By that same token, if the player really wanted to test the open market, what good would it do to trade his rights for conditional draft picks that likely won't come to pass. And while the article specifically mentions Malone, Orpik and Hossa, the Penguins have a host of other impending free agents (Laraque, Adam Hall, Pascal Dupuis, Jarkko Ruutu and Ty Conklin, among others). Perhaps Columbus specifically contacted Pittsburgh about getting a leg up on everyone else when it comes to getting a chance to negotiate with a lesser light. It's pure speculation on our end, of course, but right now no one seems to know much of anything.

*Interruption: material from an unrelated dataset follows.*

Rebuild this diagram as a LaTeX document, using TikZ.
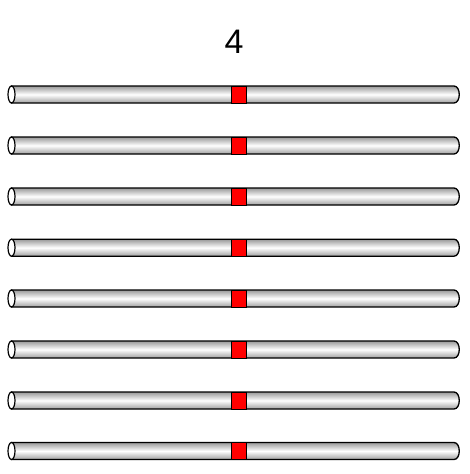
\documentclass[tikz,border=0pt]{standalone}
\usepackage{fontspec}
\setmainfont{Liberation Sans}
\begin{document}
\begin{tikzpicture}[x=1pt,y=-1pt,
  tubebody/.style={draw=black,line width=1.3pt,top color=gray!80,bottom color=gray!75,middle color=white},
  tubeend/.style={draw=black,line width=1.2pt,fill=white},
  marker/.style={draw=black,line width=0.6pt,fill=red}]
\useasboundingbox (0,0) rectangle (469,474);
\node[font=\fontsize{34}{40}\selectfont] (title) at (234,42) {4};
\foreach \c in {94.5,145.5,196.5,247.7,298.5,349.5,400.5,451} {
  \path[tubebody] (11.5,\c-8.5) -- (454,\c-8.5)
     .. controls (461,\c-8.5) and (461,\c+8.5) .. (454,\c+8.5) -- (11.5,\c+8.5) -- cycle;
  \path[tubeend] (11.5,\c) ellipse[x radius=3.5,y radius=8.5];
  \path[marker] (231,\c-8.5) rectangle (246,\c+8.5);
}
\end{tikzpicture}
\end{document}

We're not sure how the NHL would respond to a conditional trade like this--they weren't happy about the Toronto/Nashville shenanigans back in 2002-- but something would be better than nothing. Plus the last CBA was hundreds and hundreds of pages of legal mumbo-jumbo that dozens and dozens of lawyers wrote, proofread and tweaked. With examples like the 2002 loophole still a little fresh on their minds, we think if they wanted to close it, it would have been done. But then again compared to the major issues of that document (salary cap, defining revenues to be shared, etc) this couldn't have been too prominent on the radar.
And say, who was the assistant GM back in Nashville that would have knowledge of this practice to be keyed in? The very same Shero. This will be an interesting development to watch unfold.
Also last season it might be relevant to point out that the Preds dealt to UFA to bes (Kimmo Timonen and Scott Hartnell) for a first round pick last summer, so it seems recent precedent would be in favor of this deal to happen.
Where there's smoke there's not always fire, but since this is coming from a non-rumormongering source that's actually based in the other city, we won't flat out dismiss it as trash.
Eyes and ears open Pens fans, business is most assuredly about to pick up.